Now isn't that fascinating? The problem is that I have a copy of The New Shorter Oxford English Dictionary, and I go to this source to learn that the source of the word "cipher" is actually the Arabic "sifr", which means "zero". To cipher, in the old sense, is to do arithmetic--math with Arabic numerals, using the zero, rather than the Latin system with no zero. Now that really is fascinating.

And as I muse over Roseanne's fascinating version of history in which a Cohenet Gdolah distributed the words of the Goddess to the people of Jerusalem until the last generation of BCE, I am reminded of an article by Rabbi Gershon Winkler in which he asserts that Jewish women had an equal role in Jewish society, until in Europe (but not in the Middle East or North Africa), in the Middle Ages, Jews began to remove "their women" from public roles to prevent them from being burned as witches.

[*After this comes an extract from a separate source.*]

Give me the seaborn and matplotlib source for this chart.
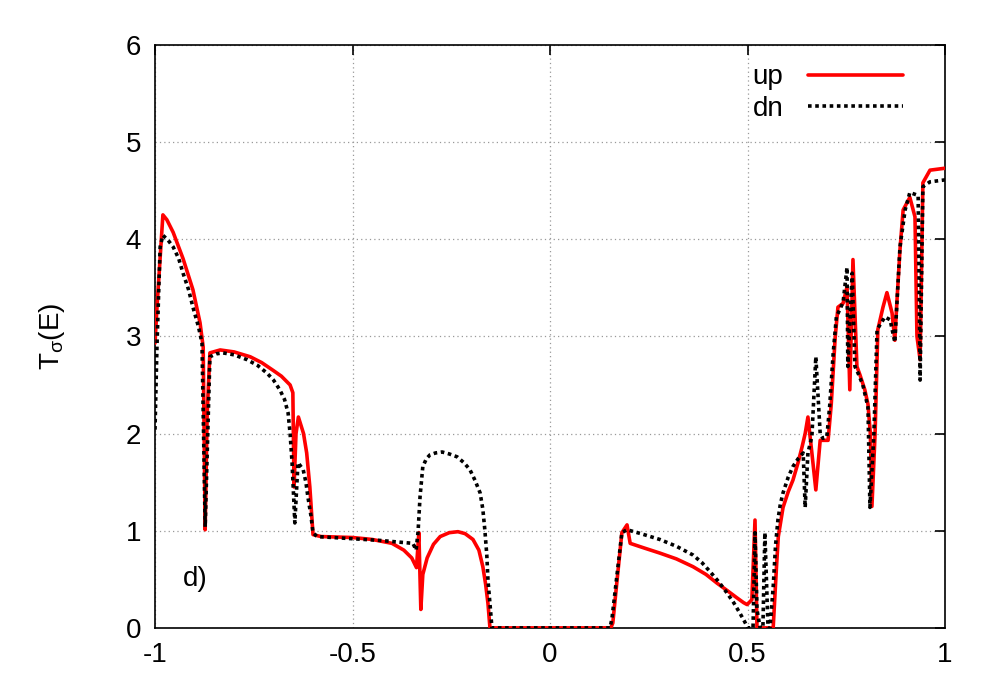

So why am I nattering about these things? Because when I was in college, I was surrounded by people who were attracted to things like this--secrets, and ancient history of women's power--and I would always be the one who said "OK, but is that true?"

It's not true that the Virgin Mary was a priestess in the Second Temple. It's not true that gender inequity was only acquired by Jews from Europeans. It's not true that "cipher" is derived from "sepher". And I think it is important to know that these things, if only so that those things that are truly fascinating and real about history and language keep their beauty and importance.

So what about midrash? I had a moment with one of my colleagues at work, in the religion department, who told me that Origen (father of the Church) interprets the lines in the Shir haShirim about the woman's navel being a cup of wine, and her belly a heap of wheat as an image of the Eucharist. "Oh, that's a beautiful midrash," said the Balabusta, enraptured. "There's NO textual evidence for it," says the coworker, crankily. But there's not SUPPOSED to be evidence for it. It's poetry. It's interpretation. It's symbolic truth. It's not an assertion that Christianity was secretly practiced in Solomon's day. This, by me, is different than creating a secret history that you make up and then insist is true, against all evidence.

I've been watching a lot of Bones reruns, and while I am not in the least like Dr. Temperance Brennan, I understand her insistence on scientific truth. I am not a scientist, but I am an historian at heart. I believe in finding out the truth, so far as we can know it. I believe in honoring the real experience and thought of those who came before us, even if we may do and believe differently. "Truthiness" is not a basis for religion.